Last month Pharmaceutical Executive published a summary based on its annual panel of heavy hitters in business development on best practices in licensing and M&A for the year ahead. The discussion was built around the latest findings from Cambell Alliance's 2012 Survey of Dealmaker Intentions. The survey had many interesting conclusions, and I thought that I would summarize a few of their thoughts here - I recommend reading the full article.
Most attractive in-licensing therapy areas
In-licensors expects most deals to be made in oncology, cardiovascular, CNS, metabolic and respiratory drugs. Oncology has a unique characteristic in that interest is high at all levels of the development cycle, including early stages. In fact, the interest in doing deals in pre-clinical, Phase I and II was found to be higher than for those in Phase III. All other major therapeutic segments (except immunology) showed a preference for candidates in phase III. An interesting side note from David Thomas (BIO) was that oncology, CV and CNS have the lowest success rates (less than one in 10 compounds make it from phase I to commercialization).

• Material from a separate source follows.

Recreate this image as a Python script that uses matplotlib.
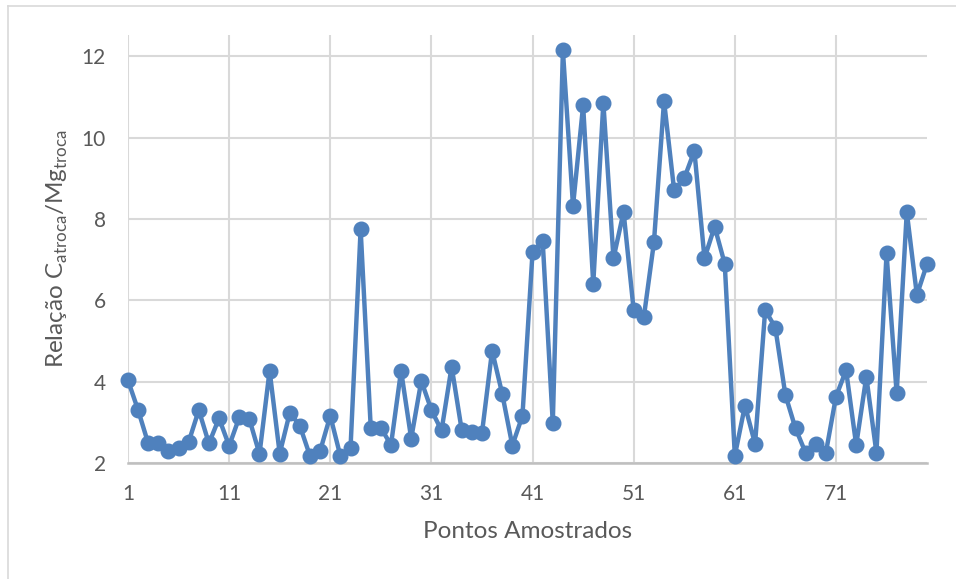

Trends within individualized treatments
FDA has approved 3 drugs in the last 12 months whose mechanisms are intended for a specialized target sub-population. Because the ability now exists (in some disease areas) to target and individualize therapies for patients, the per patient costs can be higher but it is also more likely the payers will support price premiums for some guarantee of better performance among a defined patient group. J&J did a deal with the UK NICE, to obtain payer buy in, in which it guaranteed that if Velcade did not work in a patient, it'd pay back the NHS.
About asset valuation
A decade ago the approach in valuing a target incorporated a lot of material that frankly is irrelevant, such as the number of patents on file, the number of employed scientists, or the square footage of lab space. R&D is not a numbers game. Pfizer consistently spent the most money on R&D and employed the most scientists, yet the return from its effort was poor. Nowadays companies are valued more on the basis of their strong cash flow, and little credit is given for development stage assets. The early 1990s saw enormous valuations for "ideas" with early stage IPOs, but with investors unable to sort through the good from the bad and value assets appropriately. Many companies subsequently failed.
Deal-making with academia
Universities have been empowered and push very hard on the IP front, taking a major interest in leveraging intellectual capital to generate profit. The IP and know-how from academia is important in drug development but often represents a small piece of a very complicated value equation, currently there seems to be little understanding that their contribution may only be a small part of the very long and expensive process to bring products to commercialization. Data packages from academia are rarely done to industry standards. Negotiations have on the other hand started to change. For a long time, academic partners insisted on terms that were entirely one-sided: take all the patent rights, refuse exclusivity in partnering, and reimburse them for 75 percent of the overhead costs. Today, the approach is more similar to those made with small biotech partners: with upfront payments plus royalties linked to milestones. Many TTOs now hire people with background in venture, biotech or Big Pharma - this could be a sign of an improving relationship.